Abstract

I argue that sound-centric scholarship can be of use to feminist theorists if and only if it begins from a non-ideal theory of sound; this article develops such a theory. To do this, I first develop more fully my claim that perceptual coding was a good metaphor for the ways that neoliberal market logics (re)produce relations of domination and subordination, such as white supremacist patriarchy. Because it was developed to facilitate the enclosure of the audio bandwidth, perceptual coding is especially helpful in centring the ways that patriarchal racial capitalism structures our concepts and experiences of both sound and technology. The first section identifies sonic cyberfeminist practices that function as a kind of perceptual coding because they subject ‘sound’ and/or ‘women’ to enclosure and accumulation by dispossession.

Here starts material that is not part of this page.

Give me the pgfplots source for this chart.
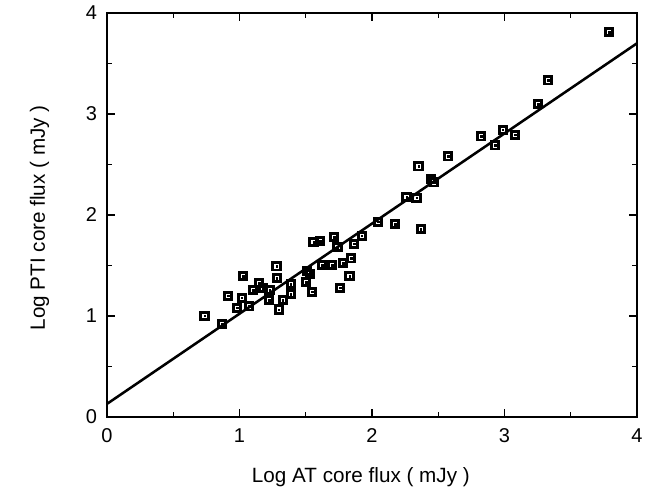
\documentclass[border=0pt]{standalone}
\usepackage{fontspec}
\setmainfont{Liberation Sans}
\usepackage{pgfplots}
\pgfplotsset{compat=1.18}
\usepackage{pgfplotstable}
\pgfplotstableread{
x y
0.736 1.003
0.870 0.924
0.915 1.201
1.029 1.394
1.017 1.181
0.981 1.082
1.072 1.095
1.104 1.257
1.149 1.325
1.177 1.277
1.226 1.257
1.223 1.158
1.279 1.491
1.281 1.374
1.296 1.065
1.326 1.158
1.386 1.315
1.386 1.218
1.507 1.444
1.532 1.414
1.504 1.335
1.549 1.241
1.558 1.731
1.608 1.743
1.625 1.505
1.700 1.505
1.713 1.780
1.740 1.681
1.758 1.280
1.783 1.525
1.842 1.570
1.830 1.394
1.864 1.716
1.922 1.795
2.048 1.934
2.174 1.911
2.260 2.176
2.336 2.171
2.368 1.861
2.351 2.481
2.444 2.359
2.466 2.323
2.575 2.580
2.823 2.778
2.928 2.689
2.986 2.845
3.079 2.795
3.255 3.099
3.330 3.333
3.789 3.812
}\datatable
\begin{document}
\begin{tikzpicture}
\path[use as bounding box] (-80.25pt,-56.25pt) rectangle (408.75pt,312.75pt);
\begin{axis}[
  at={(0,0)}, anchor=south west,
  scale only axis, width=397.5pt, height=303pt,
  xmin=0, xmax=4, ymin=0, ymax=4,
  xtick={0,1,2,3,4}, ytick={0,1,2,3,4}, minor tick num=1,
  tick align=inside, tick pos=both, ticklabel pos=left,
  major tick length=6pt, minor tick length=4pt,
  every tick/.style={black, line width=1.1pt},
  axis line style={line width=1.5pt},
  ticklabel style={font=\fontsize{15}{17}\selectfont},
  /pgf/number format/assume math mode=true,
  xticklabel style={yshift=-5pt},
  yticklabel style={xshift=-4pt},
  xlabel={Log AT core flux ( mJy )},
  ylabel={Log PTI core flux ( mJy )},
  label style={font=\fontsize{15.5}{18}\selectfont},
  xlabel style={at={(axis description cs:0.479,-0.161)}, anchor=base},
  ylabel style={at={(axis description cs:-0.117,0.493)}, anchor=base},
]
\addplot[only marks, mark=square, mark size=2.7pt, mark options={line width=2.2pt, draw=black, fill=white}] table[x=x,y=y] {\datatable};
\addplot[only marks, mark=square*, mark size=0.6pt, mark options={draw=black, fill=black, line width=0.2pt}] table[x=x,y=y] {\datatable};
\addplot[black, line width=1.9pt, no marks] coordinates {(0,0.13) (4,3.70)};
\end{axis}
\end{tikzpicture}
\end{document}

The second section identifies a type of sonic cyberfeminism that tunes into the parts of the spectrum that this perceptual coding discards, building models of community and aesthetic value that do not rely on the exclusion of women, especially black women, from both humanist and posthuman concepts of personhood. Here I focus especially on Alexander Weheliye’s ‘phonographic’ approach to sound, technology and theoretical text. This approach, which he develops in his 2005 book of that title and in recent work in collaboration with Katherine McKittrick, avoids fetishising tech and self-transformation and focuses on practices that build registers of existence that hegemonic institutions perceptually code out of circulation. I conclude with examples of such phonographic compression, including Masters At Work’s ballroom classic ‘The Ha Dance’ and Nicki Minaj’s ‘Anaconda’.